Value and ubiquity have always been inversely related. The less common something is, the more valuable it is, and vice versa.
This idea was long ago immortalized by some wag who said that opinions are like...well, you know.
And yet, anyone who has ever spent any time in a conference room knows that in the business world, opinions are often the currency with which one attempts to justify his or her position/importance/pay grade.
Who hasn't watched a corporate game of tit-for-tat as eager acolytes attempt to one-up each other in front of the boss? All of them expressing their opinions, all of them of equal value, which is to say, of no value.
The simple truth is, opinions just don't matter. Opinions are arguments, not facts. Opinions are intended to sway, not illuminate. They're too easy to form, too easy to express and too common to have value.
Unfortunately, in the world of advertising -- a world of ideas -- opinions aren't merely worthless. They can be downright destructive. This is what advertising creatives generally hate about focus group research. Sally's opinion about the photo + Jack's opinion about the third word in the headline + Rob's opinion about the type...before too long, the idea that was on the table is effectively dead, killed in a swarm of opinions.

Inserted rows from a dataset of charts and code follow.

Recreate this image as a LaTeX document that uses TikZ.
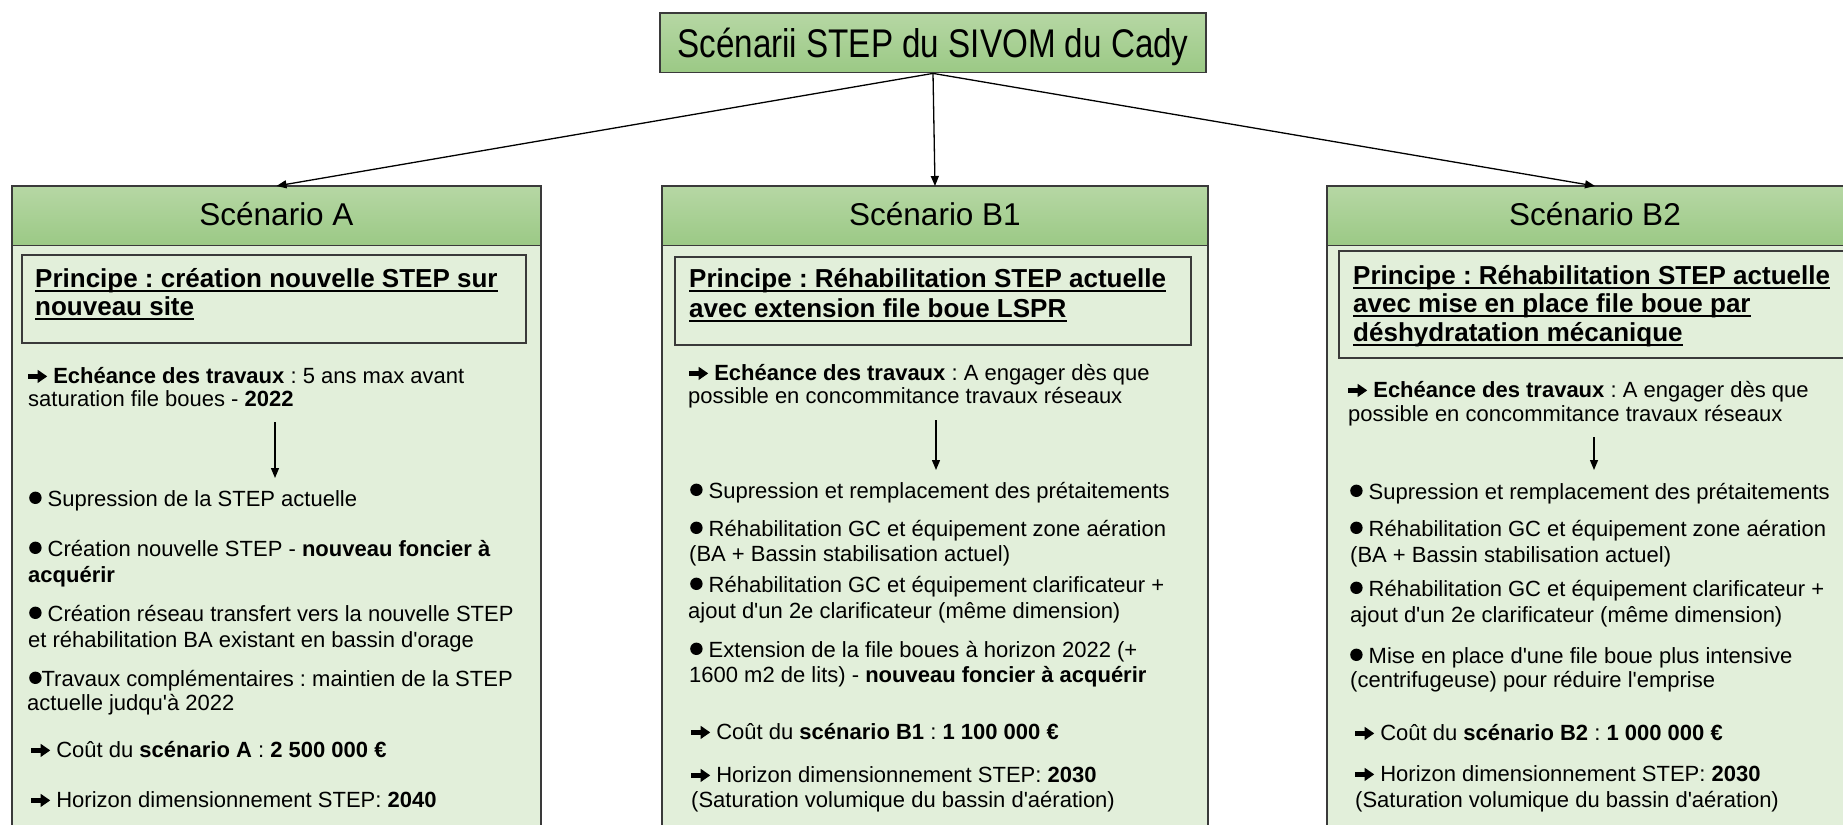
\documentclass[tikz,border=0pt]{standalone}
\usepackage{fontspec}
\setmainfont{Liberation Sans}
\newfontfamily\bodyf{Liberation Sans}
\newfontfamily\narrowf[FakeStretch=0.83]{Liberation Sans}
\usetikzlibrary{arrows.meta}
\definecolor{hdrtop}{HTML}{B6D7A4}
\definecolor{hdrbot}{HTML}{9BC985}
\definecolor{bodyc}{HTML}{E2EFDA}
\definecolor{bordc}{HTML}{3A3A3A}
\newcommand{\rarrow}{\tikz[x=1pt,y=1pt,baseline=0pt]\fill (0,4.2) -- (9.5,4.2) -- (9.5,0) -- (19,6.6) -- (9.5,13.2) -- (9.5,9) -- (0,9) -- cycle;}
\newcommand{\bul}{\tikz[x=1pt,y=1pt,baseline=0pt]\fill (6.2,8.2) circle (6.2);}
\newcommand{\prl}[3]{\node[prtext] (#1) at (#2) {#3};
  \draw[uline] ([yshift=-3.5pt]#1.base west) -- ([yshift=-3.5pt]#1.base east);}
\begin{document}
\frenchspacing
\begin{tikzpicture}[x=1pt,y=-1pt,
  panel/.style={draw=bordc, fill=bodyc, line width=1.4pt},
  hdrbox/.style={draw=bordc, line width=1.4pt, top color=hdrtop, bottom color=hdrbot, minimum height=59pt, inner sep=0pt, anchor=north},
  hdrtext/.style={anchor=base, inner sep=0pt, font=\bodyf\fontsize{31.5}{34}\selectfont},
  prbox/.style={draw=bordc, line width=1.4pt, fill=bodyc},
  prtext/.style={anchor=base west, inner sep=0pt, font=\bodyf\fontsize{26}{29}\selectfont\bfseries},
  ln/.style={anchor=base west, inner sep=0pt, font=\bodyf\fontsize{22}{25}\selectfont},
  conn/.style={line width=1.3pt, -{Triangle[length=10pt,width=8pt]}},
  uline/.style={line width=2pt}
]
\useasboundingbox (0,0) rectangle (1843,824);
\clip (0,0) rectangle (1843,824);
\fill[white] (0,0) rectangle (1843,824);

% panels
\draw[panel] (12,186) rectangle (541,900);
\draw[panel] (662,186) rectangle (1208,900);
\draw[panel] (1327,186) rectangle (1863,900);

% title and headers
\node[hdrbox, minimum width=546pt, minimum height=59.5pt] (T) at (933,12.5) {};
\node[anchor=base, inner sep=0pt, font=\narrowf\fontsize{40}{42}\selectfont] (Tt) at (933,58) {Scénarii STEP du SIVOM du Cady};

\node[hdrbox, minimum width=529pt] (hA) at (276.5,186) {};
\node[hdrtext] (tA) at (276.5,225) {Scénario A};
\node[hdrbox, minimum width=546pt] (hB1) at (935,186) {};
\node[hdrtext] (tB1) at (935,225) {Scénario B1};
\node[hdrbox, minimum width=536pt] (hB2) at (1595,186) {};
\node[hdrtext] (tB2) at (1595,225) {Scénario B2};

\draw[conn] (T.south) -- (hA.north);
\draw[conn] (T.south) -- (hB1.north);
\draw[conn] (T.south) -- (hB2.north);

% principe boxes
\draw[prbox] (22,255) rectangle (526,343);
\draw[prbox] (675,257) rectangle (1191,345);
\draw[prbox] (1339,251) rectangle (1870,358);

% ---------- Scenario A
\prl{pa1}{35,287}{Principe : création nouvelle STEP sur}
\prl{pa2}{35,315}{nouveau site}
\node[ln] (a1) at (28,383) {\rarrow\ \textbf{Echéance des travaux} : 5 ans max avant};
\node[ln] (a2) at (28,406) {saturation file boues - \textbf{2022}};
\coordinate (aS) at (275,422); \coordinate (aE) at (275,478);
\draw[conn] (aS) -- (aE);
\node[ln] (a3) at (29,506) {\bul\ Supression de la STEP actuelle};
\node[ln] (a4) at (29,556) {\bul\ Création nouvelle STEP - \textbf{nouveau foncier à}};
\node[ln] (a5) at (28,582) {\textbf{acquérir}};
\node[ln] (a6) at (29,621) {\bul\ Création réseau transfert vers la nouvelle STEP};
\node[ln] (a7) at (28,647) {et réhabilitation BA existant en bassin d'orage};
\node[ln] (a8) at (29,686) {\bul Travaux complémentaires : maintien de la STEP};
\node[ln] (a9) at (27,710) {actuelle judqu'à 2022};
\node[ln] (a10) at (31,757) {\rarrow\ Coût du \textbf{scénario A} : \textbf{2 500 000 €}};
\node[ln] (a11) at (31,807) {\rarrow\ Horizon dimensionnement STEP: \textbf{2040}};

% ---------- Scenario B1
\prl{pb1}{689,287}{Principe : Réhabilitation STEP actuelle}
\prl{pb2}{689,317}{avec extension file boue LSPR}
\node[ln] (b1) at (689,380) {\rarrow\ \textbf{Echéance des travaux} : A engager dès que};
\node[ln] (b2) at (688,403) {possible en concommitance travaux réseaux};
\coordinate (bS) at (936,420); \coordinate (bE) at (936,470);
\draw[conn] (bS) -- (bE);
\node[ln] (b3) at (690,498) {\bul\ Supression et remplacement des prétaitements};
\node[ln] (b4) at (690,536) {\bul\ Réhabilitation GC et équipement zone aération};
\node[ln] (b5) at (689,561) {(BA + Bassin stabilisation actuel)};
\node[ln] (b6) at (690,592) {\bul\ Réhabilitation GC et équipement clarificateur +};
\node[ln] (b7) at (688,618) {ajout d'un 2e clarificateur (même dimension)};
\node[ln] (b8) at (690,657) {\bul\ Extension de la file boues à horizon 2022 (+};
\node[ln] (b9) at (689,682) {1600 m2 de lits) - \textbf{nouveau foncier à acquérir}};
\node[ln] (b10) at (691,739) {\rarrow\ Coût du \textbf{scénario B1} : \textbf{1 100 000 €}};
\node[ln] (b11) at (691,782) {\rarrow\ Horizon dimensionnement STEP: \textbf{2030}};
\node[ln] (b12) at (691,807) {(Saturation volumique du bassin d'aération)};

% ---------- Scenario B2
\prl{pc1}{1353,284}{Principe : Réhabilitation STEP actuelle}
\prl{pc2}{1353,312}{avec mise en place file boue par}
\prl{pc3}{1353,341}{déshydratation mécanique}
\node[ln] (c1) at (1348,397) {\rarrow\ \textbf{Echéance des travaux} : A engager dès que};
\node[ln] (c2) at (1348,421) {possible en concommitance travaux réseaux};
\coordinate (cS) at (1594,437); \coordinate (cE) at (1594,470);
\draw[conn] (cS) -- (cE);
\node[ln] (c3) at (1350,499) {\bul\ Supression et remplacement des prétaitements};
\node[ln] (c4) at (1350,536) {\bul\ Réhabilitation GC et équipement zone aération};
\node[ln] (c5) at (1350,562) {(BA + Bassin stabilisation actuel)};
\node[ln] (c6) at (1350,596) {\bul\ Réhabilitation GC et équipement clarificateur +};
\node[ln] (c7) at (1350,622) {ajout d'un 2e clarificateur (même dimension)};
\node[ln] (c8) at (1350,663) {\bul\ Mise en place d'une file boue plus intensive};
\node[ln] (c9) at (1350,687) {(centrifugeuse) pour réduire l'emprise};
\node[ln] (c10) at (1355,740) {\rarrow\ Coût du \textbf{scénario B2} : \textbf{1 000 000 €}};
\node[ln] (c11) at (1355,781) {\rarrow\ Horizon dimensionnement STEP: \textbf{2030}};
\node[ln] (c12) at (1355,807) {(Saturation volumique du bassin d'aération)};
\end{tikzpicture}
\end{document}
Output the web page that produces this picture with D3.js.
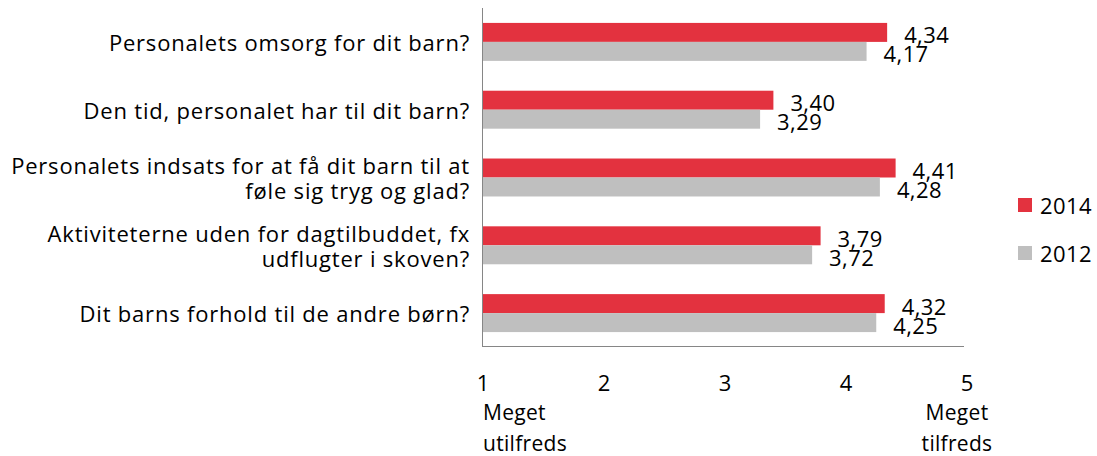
<!DOCTYPE html>
<html>
<head>
<meta charset="utf-8">
<script src="https://cdn.jsdelivr.net/npm/d3@7"></script>
<style>
  body { margin: 0; background: #fff; }
  svg text { font-family: "Open Sans", sans-serif; fill: #000; }
</style>
</head>
<body>
<div id="chart"></div>
<script>
const categories = [
  ["Personalets omsorg for dit barn?"],
  ["Den tid, personalet har til dit barn?"],
  ["Personalets indsats for at få dit barn til at", "føle sig tryg og glad?"],
  ["Aktiviteterne uden for dagtilbuddet, fx", "udflugter i skoven?"],
  ["Dit barns forhold til de andre børn?"]
];
const years = ["2014", "2012"];
const values2014 = [4.34, 3.40, 4.41, 3.79, 4.32];
const values2012 = [4.17, 3.29, 4.28, 3.72, 4.25];
const ticks = [1, 2, 3, 4, 5];
const colors = { "2014": "#e3323f", "2012": "#bfbfbf" };

const width = 1097, height = 456;
const svg = d3.select("#chart").append("svg").attr("width", width).attr("height", height);

const x = d3.scaleLinear().domain([1, 5]).range([483, 967]);
const y = d3.scaleBand().domain(d3.range(categories.length)).range([8, 347]).paddingInner(0.44).paddingOuter(0.22);
const sub = d3.scaleBand().domain(years).range([0, y.bandwidth()]);

const rows = categories.map((c, i) => ({ i, lines: c, "2014": values2014[i], "2012": values2012[i] }));

// axes lines
svg.append("line").attr("x1", 482.5).attr("x2", 482.5).attr("y1", 8).attr("y2", 347).attr("stroke", "#868686").attr("stroke-width", 1);
svg.append("line").attr("x1", 482).attr("x2", 964).attr("y1", 346.5).attr("y2", 346.5).attr("stroke", "#868686").attr("stroke-width", 1);

const g = svg.selectAll(".row").data(rows).enter().append("g").attr("transform", d => `translate(0,${y(d.i)})`);

years.forEach(yr => {
  g.append("rect")
    .attr("x", x(1))
    .attr("y", sub(yr))
    .attr("width", d => x(d[yr]) - x(1))
    .attr("height", sub.bandwidth())
    .attr("fill", colors[yr]);
  g.append("text")
    .attr("x", d => x(d[yr]) + 17)
    .attr("y", sub(yr) + sub.bandwidth() / 2 + 2)
    .attr("dominant-baseline", "central")
    .attr("font-size", "22px")
    .attr("letter-spacing", "0.4px")
    .text(d => d3.format(".2f")(d[yr]).replace(".", ","));
});

// category labels
g.each(function(d) {
  const n = d.lines.length;
  d.lines.forEach((line, k) => {
    d3.select(this).append("text")
      .attr("x", 470)
      .attr("y", y.bandwidth() / 2 + (k - (n - 1) / 2) * 25)
      .attr("dominant-baseline", "central")
      .attr("text-anchor", "end")
      .attr("font-size", "22px")
      .attr("letter-spacing", "0.8px")
      .text(line);
  });
});

// tick labels
svg.selectAll(".tick").data(ticks).enter().append("text")
  .attr("x", d => x(d))
  .attr("y", 382)
  .attr("dominant-baseline", "central")
  .attr("text-anchor", "middle")
  .attr("font-size", "22px")
  .text(d => d);

const end = [
  { t: "Meget", x: 483, y: 412, a: "start" },
  { t: "utilfreds", x: 483, y: 443, a: "start" },
  { t: "Meget", x: 957, y: 412, a: "middle" },
  { t: "tilfreds", x: 957, y: 443, a: "middle" }
];
svg.selectAll(".end").data(end).enter().append("text")
  .attr("x", d => d.x).attr("y", d => d.y)
  .attr("dominant-baseline", "central")
  .attr("text-anchor", d => d.a)
  .attr("font-size", "21px")
  .attr("letter-spacing", "0.3px")
  .text(d => d.t);

// legend
const leg = svg.selectAll(".leg").data(years).enter().append("g")
  .attr("transform", (d, i) => `translate(1018,${198 + i * 48})`);
leg.append("rect").attr("width", 14).attr("height", 14).attr("fill", d => colors[d]);
leg.append("text").attr("x", 22).attr("y", 7).attr("dominant-baseline", "central")
  .attr("font-size", "22px").attr("letter-spacing", "0.4px").text(d => d);
</script>
</body>
</html>
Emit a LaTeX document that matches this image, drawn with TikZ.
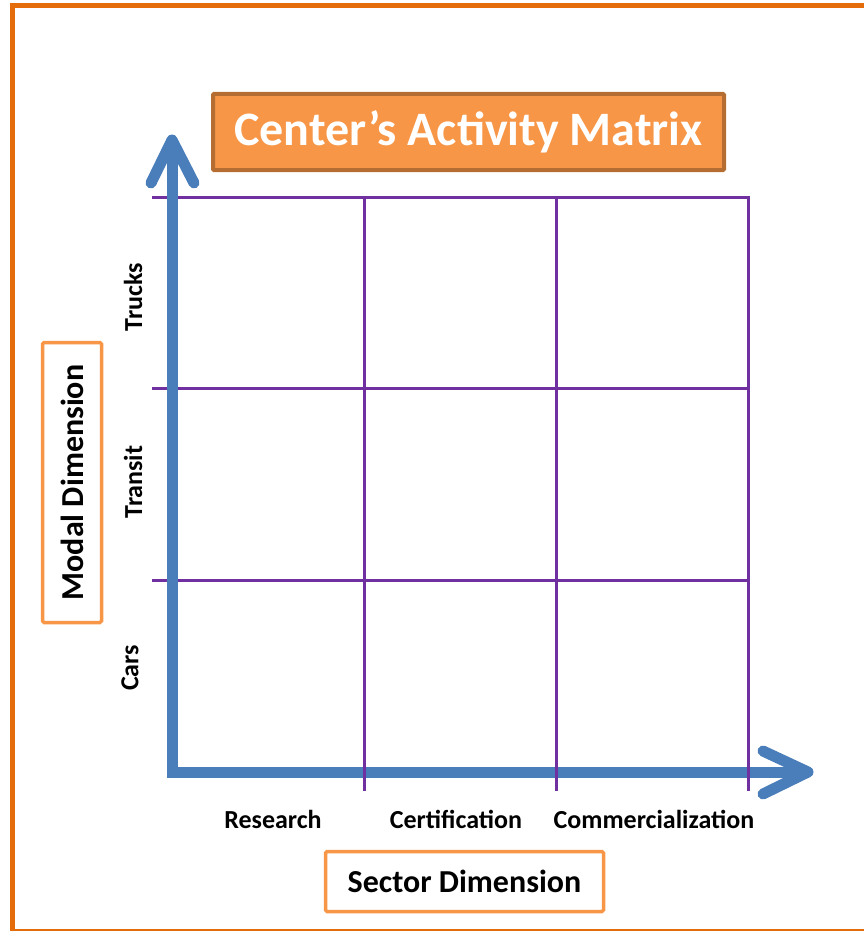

And the only thing worse than a dead idea is an idea that has been so watered down by opinions that nobody even pays attention to it anymore.
But the problem may not be the opinion itself. The problem may be the question that invites someone to express the opinion. "What do you think of this idea?" is a broad, general question, and in response, you can expect broad, general opinions: "I don't like." "It doesn't hit me."
Instead, try asking "What does this idea say?" Or "What is the visual communicating?" Or "Which words or phrases have the most meaning to you?"
What you'll get back from questions like these -- specific questions rooted in understanding how a piece of communication functions -- is something exceedingly rare, and something that has real value: insight.